Only some such parents are psychotic, Resnick said, meaning they have no command of reality.
In a seminal study he conducted of filicide, Resnick identified five different types of the crime: killing one’s children as revenge against a spouse, which may have been what motivated the recently divorced Schaffhausen; killing them “altruistically,” under the delusion that the children would be better off dead; killing them because the parents never wanted the baby in the first place; abusing the child to death; and, finally, killing out of acute psychosis, in which the person has no comprehensible motive, is delirious or believes that someone or something is commanding the killing.
LATER I spoke to my friend about Karina Brill in an attempt to gain some insight into what prompted her horrific act.
“She would call me and say she was having a very hard time,” my friend said. “I encouraged her to come over and talk, and she must have visited our house five or six times."
"We baked together for her son’s birthday in school, and she was so careful to have all the right things."
“From our first meeting – this was back in April – she told me she was worried about her son’s aggressive tendencies and his not fitting into his new educational surroundings. She was always concerned about him.”
Ironically, and so tragically, she told police the reason she killed her children was because she was “not a good mother.”
According to a September 18 report in The Jerusalem Post, another parent at an area summer camp noticed a suspicious bruise on Igor’s arm, which led to welfare authorities meeting with his mother on August 24 and assigning a Russian-speaking psychologist to counsel her. She was described as cooperative.
“However,” the Post report went on, “a day before the murders, welfare services received an anonymous call from someone close to the woman, warning them about her fragile emotional state.”

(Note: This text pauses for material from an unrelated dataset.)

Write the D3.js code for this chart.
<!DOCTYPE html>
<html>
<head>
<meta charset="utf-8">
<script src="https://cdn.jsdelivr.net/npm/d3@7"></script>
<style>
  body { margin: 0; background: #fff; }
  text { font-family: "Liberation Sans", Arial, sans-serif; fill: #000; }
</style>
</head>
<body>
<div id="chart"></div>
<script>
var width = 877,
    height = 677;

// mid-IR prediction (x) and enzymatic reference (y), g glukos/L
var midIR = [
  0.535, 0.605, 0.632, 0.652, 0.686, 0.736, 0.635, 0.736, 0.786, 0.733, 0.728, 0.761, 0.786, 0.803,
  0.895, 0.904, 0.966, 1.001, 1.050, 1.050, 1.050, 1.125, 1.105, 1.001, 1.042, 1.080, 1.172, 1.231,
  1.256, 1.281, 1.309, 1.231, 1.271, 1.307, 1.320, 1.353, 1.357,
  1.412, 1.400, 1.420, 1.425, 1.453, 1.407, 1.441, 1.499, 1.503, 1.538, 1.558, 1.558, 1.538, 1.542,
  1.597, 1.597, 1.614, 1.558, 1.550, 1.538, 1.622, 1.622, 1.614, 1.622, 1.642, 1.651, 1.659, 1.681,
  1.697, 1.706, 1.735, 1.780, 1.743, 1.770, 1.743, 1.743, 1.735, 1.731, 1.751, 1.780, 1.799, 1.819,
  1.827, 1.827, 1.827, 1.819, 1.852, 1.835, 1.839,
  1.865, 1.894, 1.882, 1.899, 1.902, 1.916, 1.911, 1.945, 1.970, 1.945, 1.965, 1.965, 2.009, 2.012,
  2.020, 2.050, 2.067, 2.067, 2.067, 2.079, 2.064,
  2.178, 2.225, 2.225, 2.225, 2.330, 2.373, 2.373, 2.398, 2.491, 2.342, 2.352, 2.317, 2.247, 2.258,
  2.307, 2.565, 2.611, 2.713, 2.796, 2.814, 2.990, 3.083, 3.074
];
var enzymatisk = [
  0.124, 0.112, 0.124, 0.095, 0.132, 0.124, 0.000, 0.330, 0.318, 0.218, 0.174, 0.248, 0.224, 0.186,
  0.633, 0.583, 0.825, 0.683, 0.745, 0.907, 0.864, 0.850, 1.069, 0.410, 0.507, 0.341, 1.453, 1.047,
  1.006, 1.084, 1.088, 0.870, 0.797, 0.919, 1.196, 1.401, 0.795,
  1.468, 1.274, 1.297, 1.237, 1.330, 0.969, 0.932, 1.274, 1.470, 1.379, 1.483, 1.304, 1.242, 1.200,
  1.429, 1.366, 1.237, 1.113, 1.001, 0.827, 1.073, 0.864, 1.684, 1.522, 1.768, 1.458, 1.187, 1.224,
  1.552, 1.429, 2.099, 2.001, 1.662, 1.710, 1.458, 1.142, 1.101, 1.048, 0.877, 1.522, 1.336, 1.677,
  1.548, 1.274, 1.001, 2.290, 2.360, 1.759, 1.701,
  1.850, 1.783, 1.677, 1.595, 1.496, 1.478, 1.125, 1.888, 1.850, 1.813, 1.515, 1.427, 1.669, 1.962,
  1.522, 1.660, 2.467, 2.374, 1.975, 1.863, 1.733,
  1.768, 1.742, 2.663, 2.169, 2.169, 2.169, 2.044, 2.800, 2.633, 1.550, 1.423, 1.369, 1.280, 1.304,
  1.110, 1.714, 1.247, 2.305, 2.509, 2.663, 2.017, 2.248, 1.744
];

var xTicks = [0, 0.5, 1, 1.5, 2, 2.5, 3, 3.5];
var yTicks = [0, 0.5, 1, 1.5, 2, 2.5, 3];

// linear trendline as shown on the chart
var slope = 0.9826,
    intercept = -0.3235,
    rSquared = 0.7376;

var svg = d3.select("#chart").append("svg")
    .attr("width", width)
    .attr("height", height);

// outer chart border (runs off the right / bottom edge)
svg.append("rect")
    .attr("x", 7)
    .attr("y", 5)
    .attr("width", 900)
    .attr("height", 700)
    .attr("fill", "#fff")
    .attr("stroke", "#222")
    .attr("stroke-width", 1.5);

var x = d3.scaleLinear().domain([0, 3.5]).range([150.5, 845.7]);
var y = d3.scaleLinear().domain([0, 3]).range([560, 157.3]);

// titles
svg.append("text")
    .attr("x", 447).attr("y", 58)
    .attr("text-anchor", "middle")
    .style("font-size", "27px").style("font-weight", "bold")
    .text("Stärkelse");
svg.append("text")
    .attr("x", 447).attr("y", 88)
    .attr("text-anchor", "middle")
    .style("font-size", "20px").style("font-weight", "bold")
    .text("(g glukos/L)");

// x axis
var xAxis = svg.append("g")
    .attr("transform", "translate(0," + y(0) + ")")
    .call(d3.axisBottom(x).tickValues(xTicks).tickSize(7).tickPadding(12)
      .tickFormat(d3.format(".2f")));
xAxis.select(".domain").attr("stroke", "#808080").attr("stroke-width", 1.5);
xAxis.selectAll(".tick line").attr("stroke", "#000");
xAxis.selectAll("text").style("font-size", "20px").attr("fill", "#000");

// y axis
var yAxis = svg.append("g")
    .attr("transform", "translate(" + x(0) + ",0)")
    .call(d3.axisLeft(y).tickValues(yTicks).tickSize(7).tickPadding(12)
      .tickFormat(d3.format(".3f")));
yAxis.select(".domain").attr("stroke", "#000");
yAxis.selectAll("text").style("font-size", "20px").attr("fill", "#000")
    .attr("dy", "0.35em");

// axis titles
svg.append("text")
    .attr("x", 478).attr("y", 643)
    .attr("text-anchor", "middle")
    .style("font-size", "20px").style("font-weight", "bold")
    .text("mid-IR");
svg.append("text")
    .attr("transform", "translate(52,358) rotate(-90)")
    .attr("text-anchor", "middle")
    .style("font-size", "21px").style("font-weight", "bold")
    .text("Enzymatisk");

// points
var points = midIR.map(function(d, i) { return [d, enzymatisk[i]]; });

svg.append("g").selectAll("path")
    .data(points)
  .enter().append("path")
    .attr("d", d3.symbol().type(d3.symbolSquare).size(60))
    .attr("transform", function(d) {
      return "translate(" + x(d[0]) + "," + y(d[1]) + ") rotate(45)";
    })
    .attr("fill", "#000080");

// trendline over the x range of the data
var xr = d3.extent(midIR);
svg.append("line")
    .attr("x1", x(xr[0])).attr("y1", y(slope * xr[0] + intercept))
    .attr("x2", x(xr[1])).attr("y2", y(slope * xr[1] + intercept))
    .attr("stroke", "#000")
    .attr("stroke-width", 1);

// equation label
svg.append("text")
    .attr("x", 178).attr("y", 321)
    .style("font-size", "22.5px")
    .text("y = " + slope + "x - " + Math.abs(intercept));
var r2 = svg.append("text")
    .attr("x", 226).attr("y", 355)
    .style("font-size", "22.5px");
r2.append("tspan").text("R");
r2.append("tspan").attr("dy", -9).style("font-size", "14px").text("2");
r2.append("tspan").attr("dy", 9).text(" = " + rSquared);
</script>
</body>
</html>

“We know that Karina was scheduled to meet with welfare workers later that fateful morning,” my friend said; “she may have feared that her children would be taken away. The future must have looked very black.”
ONE CAN only conjecture the extreme emotion that drove a seemingly devoted mother to do the unthinkable. It seems to be a fact that no one, official or acquaintance – with the possible exception of the anonymous caller – had any notion such a thing could happen.
Some experts suggest that because mothers may view their children as mere extensions of themselves, such homicides are in fact acts of suicide. My response is best expressed by these words from a poem by Khalil Gibran: “Your children... come through you, but not from you / And though they are with you, yet they belong not to you...”
Our children are not our property; we don’t own them, and cannot dispose of them at will or whim. In the extreme case that people decide to end their lives, their children have a right to their own future, whatever it may hold.
BRITISH MEDIA have lately been reporting the killing of four-year-old Daniel Pelka, who was abused, poisoned and starved to death by his mother and her boyfriend. He was so hungry that he scavenged from garbage bins and even ate soil-covered beans that pupils were planting. He had bruises on his face days before he died. Yet neither Coventry Children’s Services nor teachers at his school thought anything was amiss.
The only thing we ordinary folk anywhere can do in the knowledge that children may be at risk even in our own neighborhoods is to internalize the knowledge that those capable of the ultimate violence do not have to look like monsters. Armed with that awareness, we must be vigilant and not hesitate to voice a suspicion that all is not as it should be in a family or other group that includes youngsters.
We need to see with “seven eyes,” as the Hebrew has it, and process what we see. An innocent child’s life might be at stake.